§ **Problem to solve**
Return all lines where the word "Python" can be found.
** Start Task input **
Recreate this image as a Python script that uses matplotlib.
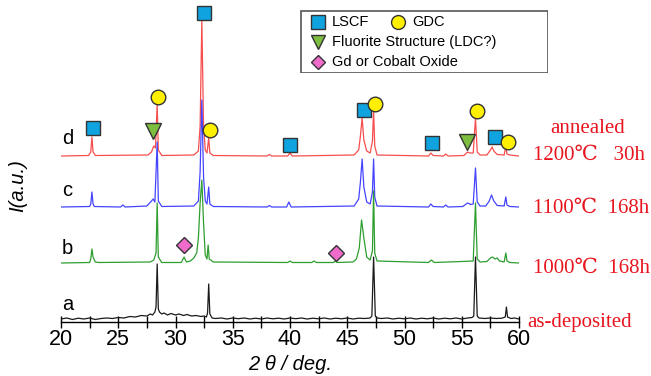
import matplotlib
matplotlib.use("Agg")
import matplotlib.pyplot as plt
from matplotlib.patches import Rectangle

W, H = 651, 376

# ---------------- data (2theta in deg, intensity in arbitrary units) ----------------
tt_d = [20.0, 22.4, 22.6, 22.7, 22.8, 23.0, 27.6, 27.9, 28.1, 28.25, 28.4, 28.5, 28.8,
        31.6, 32.0, 32.15, 32.3, 32.45, 32.6, 32.75, 32.9, 33.0, 33.3, 38.0, 38.2, 38.4,
        39.8, 40.0, 40.2, 45.6, 46.0, 46.15, 46.3, 46.45, 46.7, 47.0, 47.2, 47.3, 47.4,
        47.6, 52.1, 52.3, 52.5, 53.4, 53.6, 53.8, 55.2, 55.5, 55.7, 56.0, 56.2, 56.35,
        56.6, 57.2, 57.5, 57.65, 57.8, 58.1, 58.7, 58.85, 58.95, 59.2, 60.0]
I_d = [0, 0.5, 4, 19, 4, 0.5, 1, 4, 10, 8, 52, 6, 0.5,
       1, 5, 30, 136, 30, 6, 3, 18, 3, 0.5, 0, 1.5, 0,
       0, 3, 0, 1, 6, 20, 38, 16, 5, 3, 15, 46, 10,
       1, 0, 3, 0.5, 0, 2, 0, 0.5, 4, 3, 3, 38, 4,
       1, 1, 6, 9, 5, 1.5, 1, 9, 2, 1, 0]

tt_c = [20.0, 22.5, 22.6, 22.7, 22.8, 22.9, 25.2, 25.4, 25.6, 27.5, 27.9, 28.05, 28.2,
        28.4, 28.5, 28.8, 31.6, 32.0, 32.15, 32.3, 32.45, 32.6, 32.75, 32.9, 33.0, 33.3,
        38.0, 38.2, 38.4, 39.7, 39.9, 40.1, 45.6, 46.0, 46.15, 46.3, 46.45, 46.7, 47.0,
        47.2, 47.3, 47.4, 47.6, 52.1, 52.3, 52.5, 53.4, 53.6, 53.8, 55.1, 55.5, 55.8,
        56.0, 56.2, 56.35, 56.6, 57.1, 57.4, 57.6, 57.8, 58.1, 58.7, 58.85, 58.95, 59.2, 60.0]
I_c = [0, 0.5, 3, 15, 3, 0.5, 0, 2, 0, 1, 6, 8, 5,
       65, 6, 0.5, 1, 6, 35, 107, 30, 6, 3, 20, 3, 0.5,
       0, 1.5, 0, 0, 5, 0, 1, 8, 25, 48, 20, 5, 3,
       15, 48, 10, 1, 0, 3, 0.5, 0, 2, 0, 0.5, 4, 2.5,
       3, 39, 5, 1, 1, 6, 12, 6, 1.5, 1, 10, 2, 0.5, 0]

tt_b = [20.0, 22.5, 22.6, 22.7, 22.8, 23.0, 23.3, 27.8, 28.1, 28.3, 28.4, 28.5, 28.8,
        30.5, 30.75, 30.95, 31.3, 31.6, 31.85, 32.0, 32.15, 32.3, 32.45, 32.6, 32.75,
        32.85, 32.95, 33.3, 39.8, 40.0, 40.2, 41.9, 42.1, 42.3, 43.8, 43.95, 44.1, 45.5,
        45.8, 46.05, 46.25, 46.45, 46.7, 47.0, 47.2, 47.3, 47.4, 47.6, 52.1, 52.35, 52.6,
        55.0, 56.0, 56.2, 56.35, 56.6, 57.2, 57.5, 57.7, 57.9, 58.1, 58.3, 58.7, 58.85,
        58.95, 59.2, 60.0]
I_b = [0, 0.5, 4, 14, 6, 1, 0.5, 1, 3, 10, 60, 6, 0.5,
       0.5, 6, 1, 2, 5, 10, 25, 60, 83, 40, 8, 4,
       18, 4, 1, 0.5, 2, 0.5, 0.5, 2, 0.5, 0.5, 2, 0.5, 1,
       4, 15, 43, 25, 6, 3, 12, 72, 10, 2, 0.5, 3, 0.5,
       1.5, 2, 60, 4, 1, 1.5, 5, 6, 4, 5, 2, 1, 10,
       2, 0.5, 0]

tt_a = [20.0, 20.5, 21.0, 21.5, 22.0, 22.5, 23.0, 23.5, 24.0, 24.5, 25.0, 25.5, 26.0,
        26.5, 27.0, 27.5, 27.8, 28.0, 28.2, 28.3, 28.4, 28.5, 28.6, 28.8, 29.0, 29.3,
        29.6, 30.0, 30.3, 30.7, 31.0, 31.4, 31.8, 32.2, 32.5, 32.7, 32.8, 32.9, 33.0,
        33.2, 33.5, 34.0, 34.5, 35.0, 35.5, 36.0, 36.5, 37.0, 37.5, 38.0, 38.5, 39.0,
        39.5, 40.0, 40.5, 41.0, 41.5, 42.0, 42.5, 43.0, 43.5, 44.0, 44.5, 45.0, 45.5,
        46.0, 46.5, 47.0, 47.15, 47.3, 47.45, 47.6, 48.0, 48.5, 49.0, 49.5, 50.0, 50.5,
        51.0, 51.5, 52.0, 52.5, 53.0, 53.5, 54.0, 54.5, 55.0, 55.5, 55.9, 56.05, 56.2,
        56.35, 56.5, 57.0, 57.5, 58.0, 58.5, 58.8, 58.9, 59.0, 59.3, 59.6, 60.0]
I_a = [0, 1, -0.5, 0.8, 0, 1, -0.5, 0.5, 1, 0.5, 1.5, 1, 2.5,
       2, 3.5, 3, 5, 4, 7, 12, 55, 10, 7, 5, 6, 4,
       5.5, 4, 5, 3.5, 4.5, 3, 3.5, 2.5, 3, 2, 6, 35, 5,
       1, 0.5, 1, 0, 1, 0.3, 1, 0, 0.8, 0, 1, 0.2, 0.8,
       0, 1, 0.3, 1, 0, 0.8, 0.2, 1, 0, 0.8, 0.2, 1, 0,
       0.8, 0.5, 1, 3, 62, 3, 1, 0.5, 1, 0, 0.8, 0.2, 1,
       0, 0.8, 0.2, 1, 0, 0.8, 0.2, 1, 0, 1, 1.5, 3, 62,
       3, 1, 0.5, 1, 0.5, 0.8, 2, 12, 2, 0.5, 1, 0]

offsets = {"a": 3, "b": 59, "c": 115, "d": 166}
curve_labels = ["a", "b", "c", "d"]
conditions = ["as-deposited", "1000\u2103  168h", "1100\u2103  168h", "1200\u2103   30h"]

# phase markers (2theta, height)
lscf_x = [22.8, 32.5, 40.0, 46.5, 52.4, 57.9]
lscf_y = [194, 309, 177, 212, 179, 185]
gdc_x = [28.5, 33.0, 47.4, 56.3, 59.0]
gdc_y = [225, 192, 218, 211, 180]
fl_x = [28.0, 55.5]
fl_y = [191, 180]
ox_x = [30.7, 44.0]
ox_y = [77, 69]

legend_labels = ["LSCF", "GDC", "Fluorite Structure (LDC?)", "Gd or Cobalt Oxide"]

# ---------------- styles ----------------
c_sq = "#0FA3DF"
c_ci = "#FFF000"
c_tr = "#7DBD3F"
c_di = "#F06CCB"
edge = "#333333"
red_txt = "#E8141E"

fig = plt.figure(figsize=(W / 100, H / 100), dpi=100)

def fx(px):
    return px / W

def fy(py):
    return 1 - py / H

ax = fig.add_axes([fx(61), fy(322), fx(519) - fx(61), fy(5) - fy(322)])
ax.set_xlim(20, 60)
ax.set_ylim(0, 317)

traces = [("d", tt_d, I_d, "#F74E4E"), ("c", tt_c, I_c, "#4444FF"),
          ("b", tt_b, I_b, "#2E9E2E"), ("a", tt_a, I_a, "#1A1A1A")]
for z, (k, tt, ii, col) in enumerate(traces):
    ax.plot(tt, [v + offsets[k] for v in ii], color=col, lw=0.9, zorder=2 + z)

mk = dict(linestyle="none", markeredgecolor=edge, markeredgewidth=1.0, zorder=10, clip_on=False)
ax.plot(lscf_x, lscf_y, marker="s", markersize=10, markerfacecolor=c_sq, **mk)
ax.plot(gdc_x, gdc_y, marker="o", markersize=10.5, markerfacecolor=c_ci, **mk)
ax.plot(fl_x, fl_y, marker="v", markersize=11, markerfacecolor=c_tr, **mk)
ax.plot(ox_x, ox_y, marker="D", markersize=8, markerfacecolor=c_di, **mk)

# curve letters
for k, ypx in zip(curve_labels, [305, 248, 190, 139]):
    ax.text(20.1, 322 - ypx, k, fontsize=14.5, family="Liberation Sans",
            ha="left", va="center")

for s in ["top", "left", "right"]:
    ax.spines[s].set_visible(False)
ax.spines["bottom"].set_linewidth(1.0)
ax.set_yticks([])
ax.set_xticks([20, 25, 30, 35, 40, 45, 50, 55, 60])
ax.set_xticks([22.5, 27.5, 32.5, 37.5, 42.5, 47.5, 52.5, 57.5], minor=True)
ax.tick_params(axis="x", which="both", direction="inout", length=8, width=1.0,
               labelsize=15.5, pad=1)
for lab in ax.get_xticklabels():
    lab.set_family("Liberation Sans")

fig.text(fx(290), fy(364), "2 \u03b8 / deg.", fontsize=14.5, style="italic",
         family="Liberation Sans", ha="center", va="center")
fig.text(fx(18), fy(186), "I(a.u.)", fontsize=14.5, style="italic", rotation=90,
         family="Liberation Sans", ha="center", va="center")

# right-side condition labels
serif = ["Liberation Serif", "DejaVu Serif", "Noto Sans CJK JP"]
fig.text(fx(588), fy(128), "annealed", fontsize=15, color=red_txt,
         family=serif, ha="center", va="center")
for t, ypx, xl in zip(conditions, [322, 268, 208, 155], [527, 533, 533, 533]):
    fig.text(fx(xl), fy(ypx), t, fontsize=15, color=red_txt, family=serif,
             ha="left", va="center")

# legend box
lg = fig.add_axes([fx(300), fy(73), fx(548) - fx(300), fy(10) - fy(73)])
lg.set_xlim(300, 548)
lg.set_ylim(73, 10)
lg.axis("off")
lg.add_patch(Rectangle((300.5, 10.5), 247, 62, facecolor="white", edgecolor="#555555",
                       lw=1.2, zorder=1))
lm = dict(linestyle="none", markeredgecolor=edge, markeredgewidth=1.0, zorder=3)
lg.plot([318], [22], marker="s", markersize=9.5, markerfacecolor=c_sq, **lm)
lg.plot([398], [22], marker="o", markersize=10, markerfacecolor=c_ci, **lm)
lg.plot([318], [42], marker="v", markersize=10, markerfacecolor=c_tr, **lm)
lg.plot([318], [62], marker="D", markersize=7.5, markerfacecolor=c_di, **lm)
for t, xx, yy in zip(legend_labels, [332, 412, 332, 332], [22, 22, 42, 62]):
    lg.text(xx, yy, t, fontsize=10.5, family="Liberation Sans", ha="left",
            va="center", zorder=3)

fig.savefig("out.png", dpi=100)
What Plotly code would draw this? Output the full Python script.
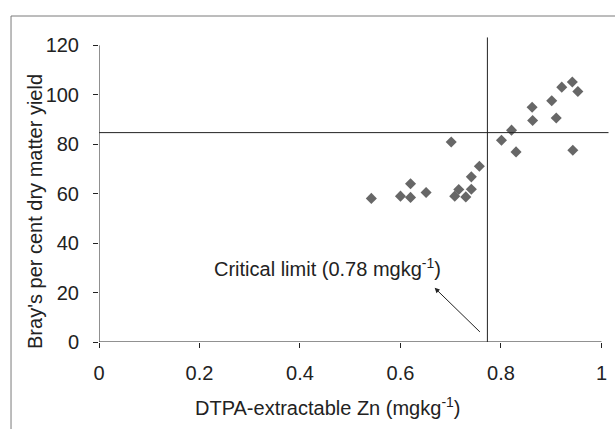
** End Task input **
§ **Written solution**
Recreate this image as a Python script that uses matplotlib.
What Plotly code would draw this? Output the full Python script.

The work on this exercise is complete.